This article is intended for new Linux users who wish to use their Linux-box for some real work. Speed control of an industrial motor? Sounds complicated? It’s not as complex an affair as it sounds. What’s interesting is that a PC powered with a Linux based Real-Time Operating System (RTOS) can be used to control anything from a small motor to a complex industrial drive with the utmost reliability. This article presents the implementation of a Digital PI (Proportional+Integral) Controller on a PC running RTAI (Real Time Application Interface). A system developed on Linux-2.4.24 kernel patched with RTAI-3.1 was used for the speed control of a 12V DC motor.

Control systems

Control systems can be broadly divided into two: open loop systems and closed loop systems. Systems which do not automatically correct the variations in their output are open loop systems. This means that the output is not fed back to the input for correction. For instance, consider a traffic control system where the traffic signals are operated on a time basis. The system will not measure the density of the traffic before giving the signals thereby making it an open loop system.

Consider now a temperature control system, say an air conditioner. The output of this system is the desired room temperature. Obviously, this depends on the time that the supply to heater/cooler remains ON. Depending on the actual temperature sensed by sensors and the desired temperature, corrective measures are taken by the controller. Thus the system automatically corrects any changes in output by monitoring the same; hence, making it a closed loop system.

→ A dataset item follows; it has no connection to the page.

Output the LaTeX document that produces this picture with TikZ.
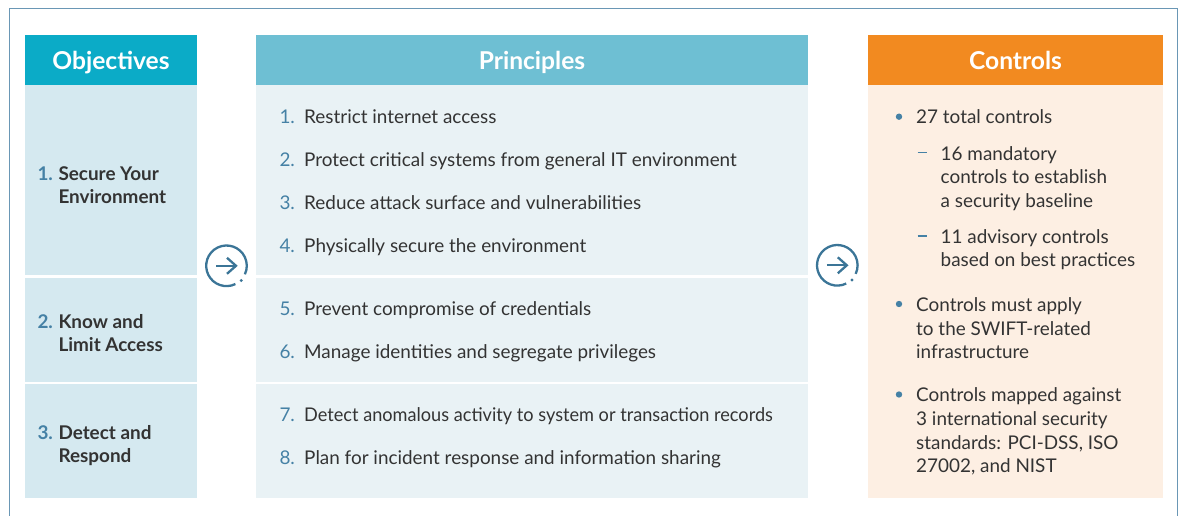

An open loop system can be modified into a closed loop system by providing a feedback. The provision for feedback automatically corrects the changes in the output due to disturbances. So, the closed loop system is also called an automatic control system. The general block diagram of an automatic control system is shown in figure 1.

Figure 1: Closed system block diagram

Automatic controller

A controller is a device introduced into the system to modify an error signal and to produce the required control signal. An automatic controller compares the actual value of the plant output with the desired value, determines the deviation, and produces a control signal. This will reduce the deviation to zero or to a smaller value. According to the manner in which the controller produces the control signal (called control action), controllers are classified as proportional (P), integral (I), derivative (D) or combinations of these (PI, PD and PID).

The proportional controller is a device that produces a control signal u(t), which is proportional to the input error signal, e(t) (error signal is the difference between the actual value and the desired value) i.e.:

u(t) = Kp * e(t)

where Kp = proportional gain or constant; proportional controller amplifies the error signal by an amount Kp. The drawback of the P-controller is that it leads to a constant steady state error. Integral control is used to reduce the steady state error to zero. This device produces a control signal u(t) which is proportional to the integral of the input error signal:

 
u(t) = Ki * integral { e(t)*dt } 

where Ki = integral gain or constant. Integral control means that we are considering the sum of all errors over an interval. So this always gives us a measure of variation over a constant interval. The other choice is derivative control where the control signal (u(t)) is proportional to the derivative of the input error signal (e(t)). We consider the derivative of e(t) at a given instant as the difference between present and previous errors. A large positive derivative value indicates a rapid change in output variable (here the speed of motor). In other words, the rate of change of speed is more. The drawback in integral controller is that it may lead to oscillatory response. For these reasons combination of P, I and D are used. Most (75-90%) of controllers in current use are PID. In this article, I will look at the design of a PI controller.

The PI controller looks at:

1. the current value of the error; and
2. the integral of the error over a recent time interval.

This not only determines how much correction to apply, but for how long. Each of the above two quantities are multiplied by a “tuning constant” (Kp and Ki respectively) and added together. Depending on the application, one may want a faster convergence speed or a lower overshoot. By adjusting the weighting constants, Kp and Ki, the PI is set to give the most desirable performance. The implementation of software PI controller is discussed later in this article.

Figure 2: A digital PI controller

Today, digital controllers are being used in many large and small-scale control systems, replacing analog controllers. It’s now common practice to implement PI controllers in its digital avatar, which means the controller algorithm is implemented in software rather than in hardware. The trend toward digital control is mainly due to the availability of low-cost digital computers. Moreover, as the complexity of a control system increases, demands for flexibility, adaptability and optimality increases. Digital computers used as compensator are a better option in such cases. A general purpose computer, if used, lends itself to time-shared use of other control functions in the plant.

The systems that ensure timing requirements are termed as real-time systems. An appropriate operating system should be used to satisfy time constraints

Why real-time?

Using general purpose computers is a disadvantage, if the operating system employs various tasks to be executed on a time shared basis. An example of such an operating system is GNU/Linux, where the time constraints required by the control system are not met.

The systems that ensure timing requirements are termed as real-time systems. An appropriate operating system should be used to satisfy time constraints.